## Written instruction
Set the data down again, exactly as it reads, but without the pictures.
···
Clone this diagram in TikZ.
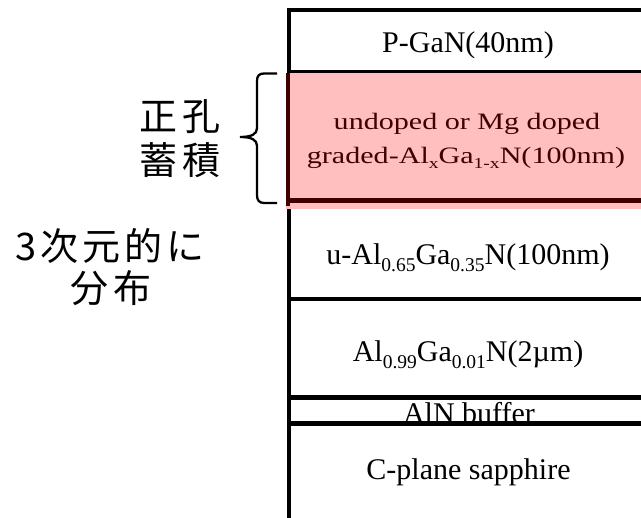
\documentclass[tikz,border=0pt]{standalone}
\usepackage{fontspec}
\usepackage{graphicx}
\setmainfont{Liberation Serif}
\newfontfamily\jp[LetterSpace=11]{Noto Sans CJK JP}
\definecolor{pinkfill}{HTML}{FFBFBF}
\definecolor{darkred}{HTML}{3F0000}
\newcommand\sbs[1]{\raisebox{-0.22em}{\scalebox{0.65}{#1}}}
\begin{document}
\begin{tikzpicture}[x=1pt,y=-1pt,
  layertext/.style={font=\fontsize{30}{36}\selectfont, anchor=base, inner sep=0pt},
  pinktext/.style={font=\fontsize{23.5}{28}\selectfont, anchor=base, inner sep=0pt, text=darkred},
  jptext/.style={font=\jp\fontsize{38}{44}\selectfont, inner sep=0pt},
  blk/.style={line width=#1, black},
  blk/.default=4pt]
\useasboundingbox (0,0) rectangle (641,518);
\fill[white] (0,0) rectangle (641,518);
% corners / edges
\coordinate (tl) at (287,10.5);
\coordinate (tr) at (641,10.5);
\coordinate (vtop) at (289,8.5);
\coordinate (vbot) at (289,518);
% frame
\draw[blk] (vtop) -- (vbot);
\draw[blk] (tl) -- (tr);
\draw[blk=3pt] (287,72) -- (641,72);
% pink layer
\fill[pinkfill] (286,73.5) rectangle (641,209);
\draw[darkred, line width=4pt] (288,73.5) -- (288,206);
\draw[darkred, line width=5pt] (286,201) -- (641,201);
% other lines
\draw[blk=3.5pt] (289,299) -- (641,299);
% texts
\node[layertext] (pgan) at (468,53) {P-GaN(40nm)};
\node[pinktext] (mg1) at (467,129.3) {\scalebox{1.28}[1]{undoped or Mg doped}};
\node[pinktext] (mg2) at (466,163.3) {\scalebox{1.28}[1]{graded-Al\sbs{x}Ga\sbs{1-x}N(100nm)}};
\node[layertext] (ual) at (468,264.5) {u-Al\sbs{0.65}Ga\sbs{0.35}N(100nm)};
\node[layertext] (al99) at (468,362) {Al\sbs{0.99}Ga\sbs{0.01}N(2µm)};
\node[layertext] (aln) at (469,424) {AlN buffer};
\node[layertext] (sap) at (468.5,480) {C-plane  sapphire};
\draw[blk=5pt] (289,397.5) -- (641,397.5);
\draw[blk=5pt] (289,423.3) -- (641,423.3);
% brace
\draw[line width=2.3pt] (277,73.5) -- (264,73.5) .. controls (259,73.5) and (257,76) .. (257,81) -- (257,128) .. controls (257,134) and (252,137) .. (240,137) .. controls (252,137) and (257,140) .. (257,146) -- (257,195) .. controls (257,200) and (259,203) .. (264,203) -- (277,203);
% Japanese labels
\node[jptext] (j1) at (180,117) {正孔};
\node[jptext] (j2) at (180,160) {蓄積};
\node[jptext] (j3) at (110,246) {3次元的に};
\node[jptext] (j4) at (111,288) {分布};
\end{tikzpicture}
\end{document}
···
## Answer to this problem
Clone this diagram in TikZ.
\documentclass[tikz,border=0pt]{standalone}
\usepackage{fontspec}
\usepackage{graphicx}
\setmainfont{Liberation Serif}
\newfontfamily\jp[LetterSpace=11]{Noto Sans CJK JP}
\definecolor{pinkfill}{HTML}{FFBFBF}
\definecolor{darkred}{HTML}{3F0000}
\newcommand\sbs[1]{\raisebox{-0.22em}{\scalebox{0.65}{#1}}}
\begin{document}
\begin{tikzpicture}[x=1pt,y=-1pt,
  layertext/.style={font=\fontsize{30}{36}\selectfont, anchor=base, inner sep=0pt},
  pinktext/.style={font=\fontsize{23.5}{28}\selectfont, anchor=base, inner sep=0pt, text=darkred},
  jptext/.style={font=\jp\fontsize{38}{44}\selectfont, inner sep=0pt},
  blk/.style={line width=#1, black},
  blk/.default=4pt]
\useasboundingbox (0,0) rectangle (641,518);
\fill[white] (0,0) rectangle (641,518);
% corners / edges
\coordinate (tl) at (287,10.5);
\coordinate (tr) at (641,10.5);
\coordinate (vtop) at (289,8.5);
\coordinate (vbot) at (289,518);
% frame
\draw[blk] (vtop) -- (vbot);
\draw[blk] (tl) -- (tr);
\draw[blk=3pt] (287,72) -- (641,72);
% pink layer
\fill[pinkfill] (286,73.5) rectangle (641,209);
\draw[darkred, line width=4pt] (288,73.5) -- (288,206);
\draw[darkred, line width=5pt] (286,201) -- (641,201);
% other lines
\draw[blk=3.5pt] (289,299) -- (641,299);
% texts
\node[layertext] (pgan) at (468,53) {P-GaN(40nm)};
\node[pinktext] (mg1) at (467,129.3) {\scalebox{1.28}[1]{undoped or Mg doped}};
\node[pinktext] (mg2) at (466,163.3) {\scalebox{1.28}[1]{graded-Al\sbs{x}Ga\sbs{1-x}N(100nm)}};
\node[layertext] (ual) at (468,264.5) {u-Al\sbs{0.65}Ga\sbs{0.35}N(100nm)};
\node[layertext] (al99) at (468,362) {Al\sbs{0.99}Ga\sbs{0.01}N(2µm)};
\node[layertext] (aln) at (469,424) {AlN buffer};
\node[layertext] (sap) at (468.5,480) {C-plane  sapphire};
\draw[blk=5pt] (289,397.5) -- (641,397.5);
\draw[blk=5pt] (289,423.3) -- (641,423.3);
% brace
\draw[line width=2.3pt] (277,73.5) -- (264,73.5) .. controls (259,73.5) and (257,76) .. (257,81) -- (257,128) .. controls (257,134) and (252,137) .. (240,137) .. controls (252,137) and (257,140) .. (257,146) -- (257,195) .. controls (257,200) and (259,203) .. (264,203) -- (277,203);
% Japanese labels
\node[jptext] (j1) at (180,117) {正孔};
\node[jptext] (j2) at (180,160) {蓄積};
\node[jptext] (j3) at (110,246) {3次元的に};
\node[jptext] (j4) at (111,288) {分布};
\end{tikzpicture}
\end{document}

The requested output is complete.